JBM legacy endures

KILLINAN END

Recently - 22nd of August to be precise - on early morning radio, the presenter was referring to birthdays of well-known people which fell on that day. One of them was the legendary snooker player Steve Davis who had hit the 68 mark. Then the presenter made reference to “an iconic figure in Cork, Jimmy Barry Murphy” whose birthday also fell on that day. The presenter was moved to say that he would decline to mention Jimmy’s age so as not to embarrass him. Quiet why something as unchangeable as the year of his birth, or indeed that of anyone else, should be a cause for embarrassment is unclear. But we will live on the edge here and state boldly that the great St Finbarr’s man turned 71 in August.

His achievements have been well documented – 5 All-Ireland hurling medals and an All-Ireland football medal is an extraordinary haul by any standards, a total matched exactly by another Cork icon Jack Lynch. Indeed, JBM’s All-Ireland football triumph in 1973 was Cork’s first since Jack Lynch played in the county’s 1945 win over Cavan. Like Jack Lynch’s story – where Nicky Rackard was a potential final opponent until Cavan beat Wexford in the semi-final – some of Jimmy Barry Murphy’s most interesting stories are in the background. It’s worth remembering that only recently JBM identified the 1973 Football final win over Galway as his absolute career highlight.

Indeed, while he is a celebrated inter-county dual star – perhaps the ultimate and most successful example of this now extinct species – his early career was more as a footballer. Even in an era when Cork had players to burn, he was called into the Cork Under-21 football panel while still eligible for Minor. However, it was as a Minor hurler he won an All-Ireland medal in 1971 when the Rebel County beat Kilkenny. On that famous Tipp day in Killarney in ’71, JBM played against Ger Loughnane among others in the Munster Minor final. The 1971 Cork Minor footballers came up well short in the final against a Mayo team which included future manager John O’Mahony.

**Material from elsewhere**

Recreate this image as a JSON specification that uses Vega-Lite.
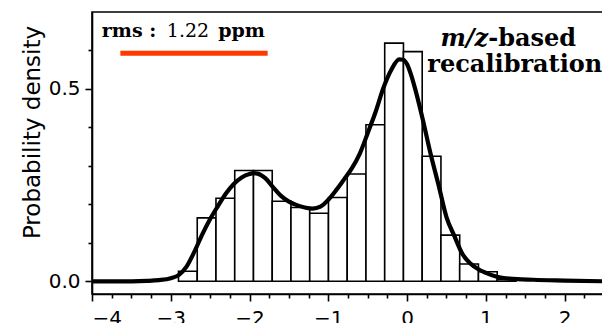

A year later in 1972, it was the opposite story for Cork. Two All-Ireland Minor final appearances once more, but success in the football and defeat in the hurling. In what was definitely a year for Quare Hawks Cork footballers beat Tyrone, a team which included that county’s greatest ever manager Mickey Harte and perhaps its greatest ever player in Frank McGuigan. Precocious talents Barry Murphy and Frank McGuigan would face each other again just eleven months later in the Senior semi-final.

The hurling final, which saw Cork failing to win four successive titles, had plenty of star quality too. Cork’s wing-forward Bertie Óg Murphy enjoyed a relatively modest career around the periphery of Cork’s senior hurlers over the following decade, but there was little modest about the success enjoyed subsequently by their opponents. Kilkenny’s Minors won the county's first All-Ireland title for a decade and included no fewer than three future All-Ireland winning Senior captains, namely Brian Cody, Ger Fennelly, and Billy Fitzpatrick. This Cork team had hammered Limerick in the Munster Final in Thurles on the same day their Seniors did similar to Clare but both teams fell short on Jones’s Road.

For many of those Minors it was the last they saw of Croke Park. For Jimmy Barry Murphy it was all just starting. A low-key debut National Football League debut against Longford at the Cork Athletic Grounds in February 1973 was the foreword to an amazing story. He was still 18 years old when Cork ripped Kerry apart months later in the Munster Final. They hit Tyrone for five goals in the semi-final and in the final beat Galway with a degree of comfort. Jimmy Barry Murphy scored a goal against Kerry, two against Tyrone, and two against Galway. Perhaps in a sign of the times, despite the scoring of fifteen goals in four championship games, it was Cork’s goalkeeper Billy Morgan who was named Footballer of the Year. Hard to imagine looking beyond a forward these days.

It is difficult to do justice to the excitement around this Cork team in those days. Not only was it a first title in almost three decades but was done without any opponent seriously threatening the new champions. These were the heirs apparent to a fine Kerry team, bolstered by a powerful underage record. They seemed set fair to be a dominant presence in the province of Munster, and most likely at national level as well. Offaly had won the All-Irelands of 1971 & ’72 but appeared a spent force in losing a semi-final to Galway. Even a man of JBM’s apparent modesty might reasonably have expected at least a couple of more All-Ireland medals.

But real life doesn't work like that. The domination by Dublin and Kerry of the rest of that decade is now the stuff of legend. Barry Murphy did have one memorable day in the Railway Cup in 1975 when he scored four goals for Munster against Connacht in the final - one last glimpse of the dashing young carefree goal-machine unleashed during the magical Cork summer of ‘73. His legacy is defined primarily by hurling but for many there will always be that image of the languid skinhead in an all-white strip tormenting Galway. Any wonder that it remains his career highlight?